_WHAT THE TASK REQUIRES_
Write out the material again word for word, dropping any images it holds.
▬▬▬
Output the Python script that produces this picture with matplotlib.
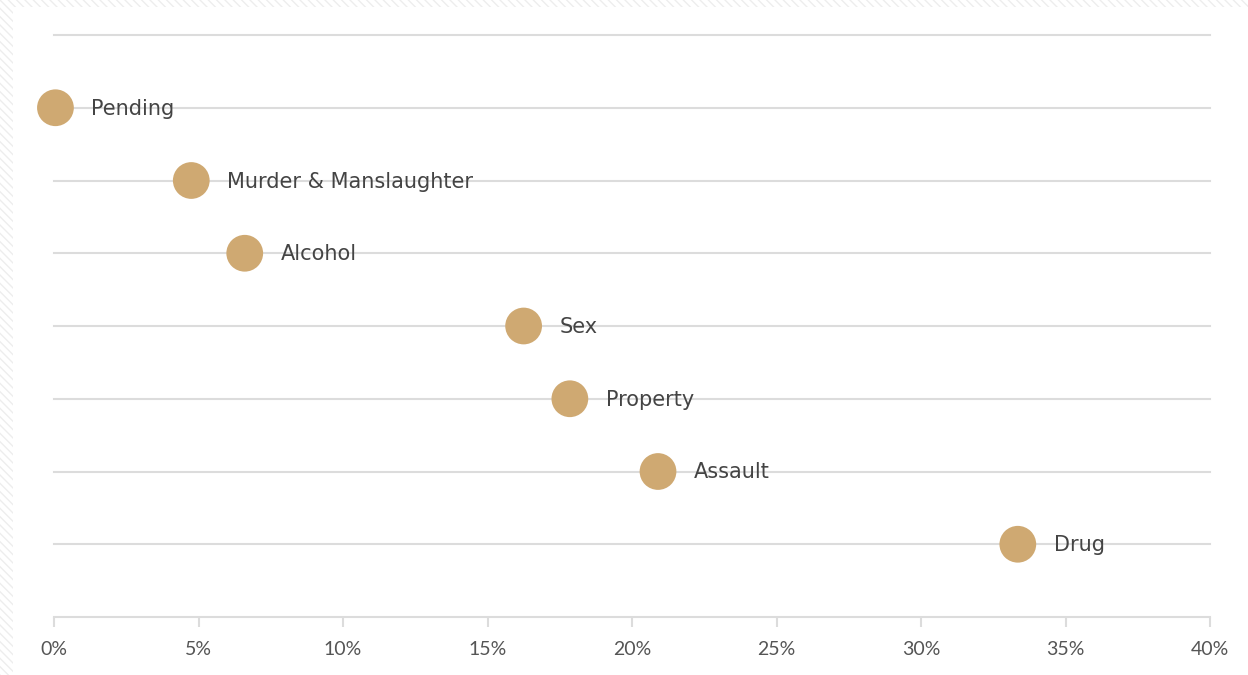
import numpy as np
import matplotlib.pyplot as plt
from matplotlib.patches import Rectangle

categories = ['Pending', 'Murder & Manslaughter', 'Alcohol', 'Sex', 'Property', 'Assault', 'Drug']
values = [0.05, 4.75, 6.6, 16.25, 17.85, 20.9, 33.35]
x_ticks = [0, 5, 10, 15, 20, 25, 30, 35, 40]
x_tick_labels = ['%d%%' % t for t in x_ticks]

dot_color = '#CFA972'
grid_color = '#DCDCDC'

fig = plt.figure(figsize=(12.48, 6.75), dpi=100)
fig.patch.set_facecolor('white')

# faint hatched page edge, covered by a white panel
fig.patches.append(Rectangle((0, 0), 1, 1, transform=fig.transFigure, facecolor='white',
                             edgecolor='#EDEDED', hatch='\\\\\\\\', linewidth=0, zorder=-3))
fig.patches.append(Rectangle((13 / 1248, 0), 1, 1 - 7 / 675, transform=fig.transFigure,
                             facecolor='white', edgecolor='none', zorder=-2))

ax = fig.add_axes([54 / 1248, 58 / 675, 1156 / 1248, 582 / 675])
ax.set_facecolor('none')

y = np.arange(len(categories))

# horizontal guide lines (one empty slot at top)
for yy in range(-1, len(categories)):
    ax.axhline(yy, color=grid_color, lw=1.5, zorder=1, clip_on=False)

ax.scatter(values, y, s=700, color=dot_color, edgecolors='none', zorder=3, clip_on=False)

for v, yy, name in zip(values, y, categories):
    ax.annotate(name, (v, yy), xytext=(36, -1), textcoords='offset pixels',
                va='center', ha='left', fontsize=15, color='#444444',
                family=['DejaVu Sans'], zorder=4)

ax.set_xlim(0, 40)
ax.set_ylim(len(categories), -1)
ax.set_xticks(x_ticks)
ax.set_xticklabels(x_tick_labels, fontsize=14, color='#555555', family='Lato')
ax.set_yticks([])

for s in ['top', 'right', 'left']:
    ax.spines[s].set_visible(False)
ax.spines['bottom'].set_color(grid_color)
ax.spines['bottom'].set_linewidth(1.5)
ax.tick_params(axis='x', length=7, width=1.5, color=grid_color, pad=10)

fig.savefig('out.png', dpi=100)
▬▬▬
_WRITTEN ANSWER_
Output the Python script that produces this picture with matplotlib.
import numpy as np
import matplotlib.pyplot as plt
from matplotlib.patches import Rectangle

categories = ['Pending', 'Murder & Manslaughter', 'Alcohol', 'Sex', 'Property', 'Assault', 'Drug']
values = [0.05, 4.75, 6.6, 16.25, 17.85, 20.9, 33.35]
x_ticks = [0, 5, 10, 15, 20, 25, 30, 35, 40]
x_tick_labels = ['%d%%' % t for t in x_ticks]

dot_color = '#CFA972'
grid_color = '#DCDCDC'

fig = plt.figure(figsize=(12.48, 6.75), dpi=100)
fig.patch.set_facecolor('white')

# faint hatched page edge, covered by a white panel
fig.patches.append(Rectangle((0, 0), 1, 1, transform=fig.transFigure, facecolor='white',
                             edgecolor='#EDEDED', hatch='\\\\\\\\', linewidth=0, zorder=-3))
fig.patches.append(Rectangle((13 / 1248, 0), 1, 1 - 7 / 675, transform=fig.transFigure,
                             facecolor='white', edgecolor='none', zorder=-2))

ax = fig.add_axes([54 / 1248, 58 / 675, 1156 / 1248, 582 / 675])
ax.set_facecolor('none')

y = np.arange(len(categories))

# horizontal guide lines (one empty slot at top)
for yy in range(-1, len(categories)):
    ax.axhline(yy, color=grid_color, lw=1.5, zorder=1, clip_on=False)

ax.scatter(values, y, s=700, color=dot_color, edgecolors='none', zorder=3, clip_on=False)

for v, yy, name in zip(values, y, categories):
    ax.annotate(name, (v, yy), xytext=(36, -1), textcoords='offset pixels',
                va='center', ha='left', fontsize=15, color='#444444',
                family=['DejaVu Sans'], zorder=4)

ax.set_xlim(0, 40)
ax.set_ylim(len(categories), -1)
ax.set_xticks(x_ticks)
ax.set_xticklabels(x_tick_labels, fontsize=14, color='#555555', family='Lato')
ax.set_yticks([])

for s in ['top', 'right', 'left']:
    ax.spines[s].set_visible(False)
ax.spines['bottom'].set_color(grid_color)
ax.spines['bottom'].set_linewidth(1.5)
ax.tick_params(axis='x', length=7, width=1.5, color=grid_color, pad=10)

fig.savefig('out.png', dpi=100)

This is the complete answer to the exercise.